Input policy is text-only. Graphs requiring unsupported multimodal inputs (such as pixel_values) are intentionally rejected.

Development

Run commands inside nix develop via Make targets:

make setup
make compile
make test
make lint
make ci

Benchmarks

Docker Rails+Puma+wrk (Real-World HTTP)

The bench/rails/ directory contains a full-stack benchmark: Rails 7.1 API app served by Puma, loaded with wrk (randomized text queries, 135 diverse texts).

Run for all models:

make bench-docker-compare

Run for a single model:

make bench-docker-sweep-siglip2
make bench-docker-validate  # cross-validation checks

Siglip2 (768-dim, pooler_output)

Concurrency GTE p90 Pure Ruby p90 Ratio GTE RPS Pure Ruby RPS
c=1 ~12ms ~120ms 9-10× ~95 ~10
c=4 ~39ms ~503ms 10-13× ~228 ~10
c=8 ~146ms ~613ms 3-4× ~224 ~10
c=16 ~430ms ~611ms 1-1.5× ~226 ~11

E5 (384-dim, last_hidden_state + mean pool)

Concurrency GTE p90 Pure Ruby p90 Ratio GTE RPS Pure Ruby RPS
c=1 ~7ms ~120ms 16-17× ~160 ~10
c=4 ~12ms ~430ms 35-40× ~477 ~10
c=8 ~64ms ~530ms 8-9× ~503 ~10
c=16 ~205ms ~534ms 2-3× ~509 ~11

GTE releases the GVL during ONNX inference, enabling true parallelism across Puma threads. Pure Ruby is GVL-bound (~10 RPS regardless of concurrency).

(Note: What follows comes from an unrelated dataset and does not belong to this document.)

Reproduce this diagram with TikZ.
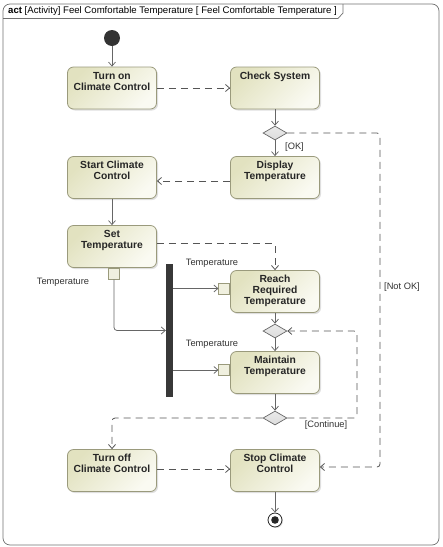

The Puma thread pool (min=2, max=5) limits throughput at c=16+. GTE's pipelining and GVL release already saturate the available threads at c=4.

In-Process Benchmarks

make bench
nix develop -c bundle exec rake bench:pure_compare
nix develop -c bundle exec rake bench:matrix_sweep
nix develop -c bundle exec ruby bench/memory_probe.rb --compare-pure
  • make bench: Puma-like single-request comparison at concurrency 16
  • rake bench:pure_compare: batch amortization comparison
  • rake bench:matrix_sweep: GTE provider sweep using the shared result schema
  • Optional Python comparisons use bench/python_onnxruntime.py and are skipped automatically if local dependencies are unavailable.

To run benchmark + append a RUNS.md entry + enforce goal checks:

make bench-record

bench/runs_ledger.rb check is goal-focused by default:

  • Enforces the goal metric (response_time_p95) across every enabled competitor.
  • Does not require current-version coverage in RUNS.md unless explicitly enabled.